╭─ Task input
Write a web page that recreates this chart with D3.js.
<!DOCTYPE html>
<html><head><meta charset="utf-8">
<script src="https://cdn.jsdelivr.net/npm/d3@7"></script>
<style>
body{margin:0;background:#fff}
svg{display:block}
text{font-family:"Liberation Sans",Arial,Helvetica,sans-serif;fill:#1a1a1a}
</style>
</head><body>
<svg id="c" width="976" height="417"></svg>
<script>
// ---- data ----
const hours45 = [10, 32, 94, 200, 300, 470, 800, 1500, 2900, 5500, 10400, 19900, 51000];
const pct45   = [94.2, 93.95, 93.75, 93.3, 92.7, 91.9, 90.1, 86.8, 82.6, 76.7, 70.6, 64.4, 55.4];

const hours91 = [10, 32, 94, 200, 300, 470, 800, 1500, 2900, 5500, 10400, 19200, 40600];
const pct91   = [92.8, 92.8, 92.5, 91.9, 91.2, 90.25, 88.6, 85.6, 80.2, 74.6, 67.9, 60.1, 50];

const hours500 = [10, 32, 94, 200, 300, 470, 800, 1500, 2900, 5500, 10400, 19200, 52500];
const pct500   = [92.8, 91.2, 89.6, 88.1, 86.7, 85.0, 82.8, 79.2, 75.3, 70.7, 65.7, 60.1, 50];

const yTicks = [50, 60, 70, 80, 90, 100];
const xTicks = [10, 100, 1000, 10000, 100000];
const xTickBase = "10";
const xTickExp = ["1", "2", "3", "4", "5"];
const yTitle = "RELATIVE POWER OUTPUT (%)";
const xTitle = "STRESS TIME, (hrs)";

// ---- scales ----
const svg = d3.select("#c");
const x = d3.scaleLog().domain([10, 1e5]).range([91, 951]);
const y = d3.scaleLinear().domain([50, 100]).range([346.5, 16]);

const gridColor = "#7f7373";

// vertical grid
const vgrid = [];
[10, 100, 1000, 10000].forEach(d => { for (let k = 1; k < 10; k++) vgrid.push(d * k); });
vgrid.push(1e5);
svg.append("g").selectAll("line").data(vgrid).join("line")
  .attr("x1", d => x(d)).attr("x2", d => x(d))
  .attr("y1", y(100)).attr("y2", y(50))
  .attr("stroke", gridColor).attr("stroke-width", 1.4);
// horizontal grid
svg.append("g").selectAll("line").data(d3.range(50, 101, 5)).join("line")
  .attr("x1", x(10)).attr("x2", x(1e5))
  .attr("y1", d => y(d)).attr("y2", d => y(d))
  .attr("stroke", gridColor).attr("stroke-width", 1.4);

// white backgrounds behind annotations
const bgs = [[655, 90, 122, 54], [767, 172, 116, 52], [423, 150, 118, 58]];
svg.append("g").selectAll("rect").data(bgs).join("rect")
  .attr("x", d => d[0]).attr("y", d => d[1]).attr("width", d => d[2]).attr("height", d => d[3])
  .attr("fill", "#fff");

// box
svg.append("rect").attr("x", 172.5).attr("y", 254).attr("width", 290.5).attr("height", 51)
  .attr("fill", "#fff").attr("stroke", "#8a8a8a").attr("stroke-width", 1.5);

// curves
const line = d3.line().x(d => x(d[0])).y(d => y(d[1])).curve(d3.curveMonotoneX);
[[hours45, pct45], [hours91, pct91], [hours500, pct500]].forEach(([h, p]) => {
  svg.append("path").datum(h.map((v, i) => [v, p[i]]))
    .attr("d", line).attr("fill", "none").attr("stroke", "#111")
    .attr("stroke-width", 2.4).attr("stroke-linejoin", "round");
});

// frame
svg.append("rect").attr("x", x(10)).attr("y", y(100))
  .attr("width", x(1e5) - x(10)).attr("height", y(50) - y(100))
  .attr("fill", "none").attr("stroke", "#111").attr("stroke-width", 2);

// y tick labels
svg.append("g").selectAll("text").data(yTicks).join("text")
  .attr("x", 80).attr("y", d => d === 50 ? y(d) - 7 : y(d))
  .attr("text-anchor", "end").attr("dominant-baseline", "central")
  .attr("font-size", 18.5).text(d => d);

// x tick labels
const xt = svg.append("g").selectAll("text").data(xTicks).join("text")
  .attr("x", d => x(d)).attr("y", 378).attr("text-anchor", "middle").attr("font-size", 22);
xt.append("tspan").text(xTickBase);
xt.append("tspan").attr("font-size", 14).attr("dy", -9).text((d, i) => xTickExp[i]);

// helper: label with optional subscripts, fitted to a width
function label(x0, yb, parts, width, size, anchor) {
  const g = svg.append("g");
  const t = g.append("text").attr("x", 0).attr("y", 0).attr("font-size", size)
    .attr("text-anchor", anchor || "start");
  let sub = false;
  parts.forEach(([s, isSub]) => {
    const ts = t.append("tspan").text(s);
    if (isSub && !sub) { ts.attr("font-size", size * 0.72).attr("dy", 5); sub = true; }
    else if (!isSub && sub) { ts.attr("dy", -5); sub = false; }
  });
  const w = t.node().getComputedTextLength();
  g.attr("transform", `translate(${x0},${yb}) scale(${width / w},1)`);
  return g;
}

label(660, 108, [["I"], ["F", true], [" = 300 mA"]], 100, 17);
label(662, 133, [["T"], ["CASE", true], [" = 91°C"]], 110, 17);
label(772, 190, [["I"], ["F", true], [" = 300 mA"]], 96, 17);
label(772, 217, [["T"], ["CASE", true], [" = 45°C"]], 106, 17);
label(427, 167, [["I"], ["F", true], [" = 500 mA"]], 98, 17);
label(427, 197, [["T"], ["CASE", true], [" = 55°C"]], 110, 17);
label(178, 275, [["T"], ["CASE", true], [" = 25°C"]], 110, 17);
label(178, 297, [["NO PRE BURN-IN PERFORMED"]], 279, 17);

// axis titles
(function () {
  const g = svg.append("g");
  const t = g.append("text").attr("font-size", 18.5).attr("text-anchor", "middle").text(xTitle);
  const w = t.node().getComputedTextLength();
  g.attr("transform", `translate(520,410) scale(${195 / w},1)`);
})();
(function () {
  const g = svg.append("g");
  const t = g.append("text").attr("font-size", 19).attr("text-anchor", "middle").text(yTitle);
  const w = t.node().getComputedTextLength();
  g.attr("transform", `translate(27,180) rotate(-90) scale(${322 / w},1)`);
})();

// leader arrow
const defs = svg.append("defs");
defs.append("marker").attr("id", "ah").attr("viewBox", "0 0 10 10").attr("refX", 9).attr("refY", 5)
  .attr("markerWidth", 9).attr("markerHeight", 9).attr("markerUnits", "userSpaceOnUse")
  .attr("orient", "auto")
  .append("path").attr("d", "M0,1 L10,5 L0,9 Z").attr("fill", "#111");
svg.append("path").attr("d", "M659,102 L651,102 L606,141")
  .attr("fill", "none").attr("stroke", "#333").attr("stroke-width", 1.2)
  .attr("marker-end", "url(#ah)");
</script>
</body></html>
╰─
╭─ Task input
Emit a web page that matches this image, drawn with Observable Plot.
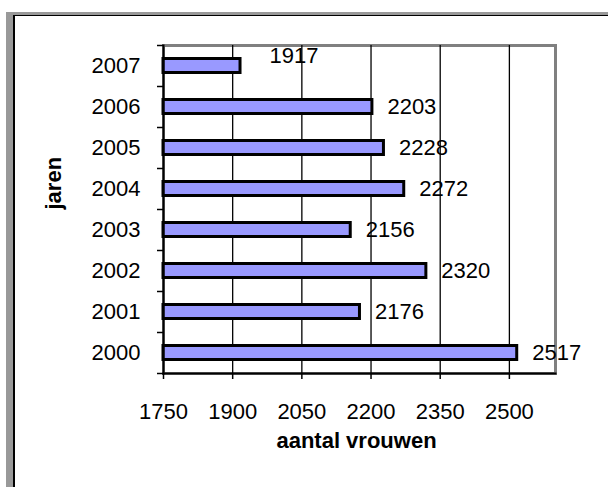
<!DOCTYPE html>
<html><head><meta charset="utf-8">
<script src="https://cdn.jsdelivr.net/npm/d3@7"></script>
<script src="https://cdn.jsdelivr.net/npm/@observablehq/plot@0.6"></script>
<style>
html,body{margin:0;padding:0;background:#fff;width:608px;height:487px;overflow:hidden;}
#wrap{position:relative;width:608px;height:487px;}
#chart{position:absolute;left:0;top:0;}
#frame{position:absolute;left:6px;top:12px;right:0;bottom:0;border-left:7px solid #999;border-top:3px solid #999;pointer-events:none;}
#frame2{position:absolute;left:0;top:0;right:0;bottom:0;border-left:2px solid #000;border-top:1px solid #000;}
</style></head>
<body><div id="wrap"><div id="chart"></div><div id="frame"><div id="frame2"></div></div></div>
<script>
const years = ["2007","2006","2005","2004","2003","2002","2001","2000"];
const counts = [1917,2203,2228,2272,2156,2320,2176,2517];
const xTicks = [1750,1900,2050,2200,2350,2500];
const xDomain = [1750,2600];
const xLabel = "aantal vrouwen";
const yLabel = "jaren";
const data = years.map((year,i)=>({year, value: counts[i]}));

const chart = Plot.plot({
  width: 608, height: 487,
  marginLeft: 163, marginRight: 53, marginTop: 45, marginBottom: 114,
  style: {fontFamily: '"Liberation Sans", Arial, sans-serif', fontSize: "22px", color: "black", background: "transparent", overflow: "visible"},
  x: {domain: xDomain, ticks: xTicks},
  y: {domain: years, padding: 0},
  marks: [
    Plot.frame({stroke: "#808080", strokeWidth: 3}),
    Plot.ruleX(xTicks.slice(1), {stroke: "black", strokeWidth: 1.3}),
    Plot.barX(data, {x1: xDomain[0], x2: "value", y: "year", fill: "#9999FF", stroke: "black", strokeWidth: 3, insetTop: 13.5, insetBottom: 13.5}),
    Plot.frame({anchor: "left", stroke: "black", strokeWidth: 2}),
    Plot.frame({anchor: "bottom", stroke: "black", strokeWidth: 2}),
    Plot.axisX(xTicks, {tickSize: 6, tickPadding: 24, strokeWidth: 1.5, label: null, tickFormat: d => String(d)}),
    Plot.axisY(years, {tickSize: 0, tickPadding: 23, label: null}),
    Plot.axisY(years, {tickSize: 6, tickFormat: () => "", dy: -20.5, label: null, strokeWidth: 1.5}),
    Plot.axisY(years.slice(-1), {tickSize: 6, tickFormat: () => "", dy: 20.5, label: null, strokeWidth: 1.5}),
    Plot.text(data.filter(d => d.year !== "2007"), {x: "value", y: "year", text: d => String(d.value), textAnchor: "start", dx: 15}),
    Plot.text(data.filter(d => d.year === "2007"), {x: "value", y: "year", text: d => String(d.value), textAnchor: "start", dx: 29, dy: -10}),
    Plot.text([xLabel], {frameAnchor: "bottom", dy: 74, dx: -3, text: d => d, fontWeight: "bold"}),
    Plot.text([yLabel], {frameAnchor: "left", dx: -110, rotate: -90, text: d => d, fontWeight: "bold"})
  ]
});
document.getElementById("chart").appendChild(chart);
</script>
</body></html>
╰─
╭─ Task input
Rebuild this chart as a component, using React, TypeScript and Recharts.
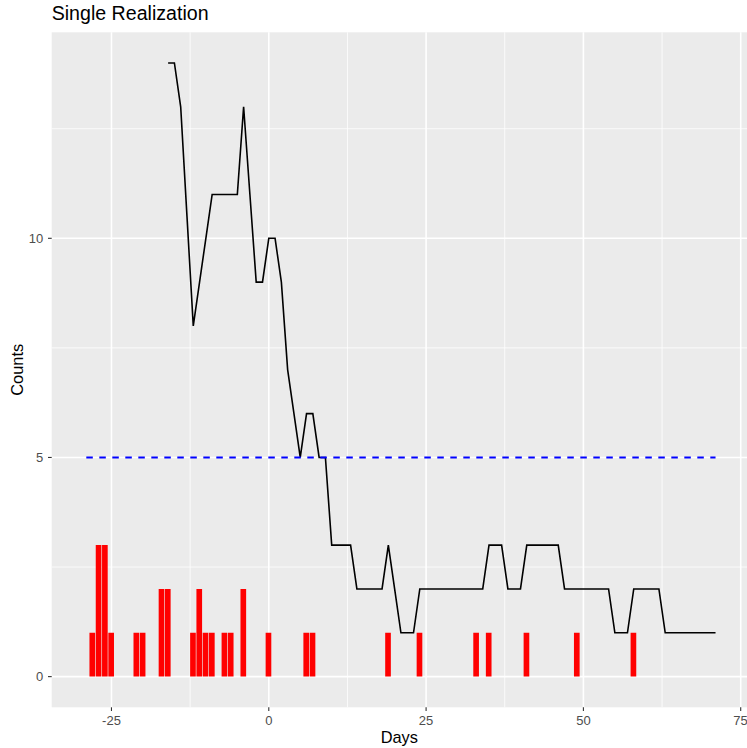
╰─
> **The exercise**:
Give back exactly the stretch that opens on the line with "Write a web" and closes on the line with "65.7, 60.1, 50];".

> **Problem solution**:
Write a web page that recreates this chart with D3.js.
<!DOCTYPE html>
<html><head><meta charset="utf-8">
<script src="https://cdn.jsdelivr.net/npm/d3@7"></script>
<style>
body{margin:0;background:#fff}
svg{display:block}
text{font-family:"Liberation Sans",Arial,Helvetica,sans-serif;fill:#1a1a1a}
</style>
</head><body>
<svg id="c" width="976" height="417"></svg>
<script>
// ---- data ----
const hours45 = [10, 32, 94, 200, 300, 470, 800, 1500, 2900, 5500, 10400, 19900, 51000];
const pct45   = [94.2, 93.95, 93.75, 93.3, 92.7, 91.9, 90.1, 86.8, 82.6, 76.7, 70.6, 64.4, 55.4];

const hours91 = [10, 32, 94, 200, 300, 470, 800, 1500, 2900, 5500, 10400, 19200, 40600];
const pct91   = [92.8, 92.8, 92.5, 91.9, 91.2, 90.25, 88.6, 85.6, 80.2, 74.6, 67.9, 60.1, 50];

const hours500 = [10, 32, 94, 200, 300, 470, 800, 1500, 2900, 5500, 10400, 19200, 52500];
const pct500   = [92.8, 91.2, 89.6, 88.1, 86.7, 85.0, 82.8, 79.2, 75.3, 70.7, 65.7, 60.1, 50];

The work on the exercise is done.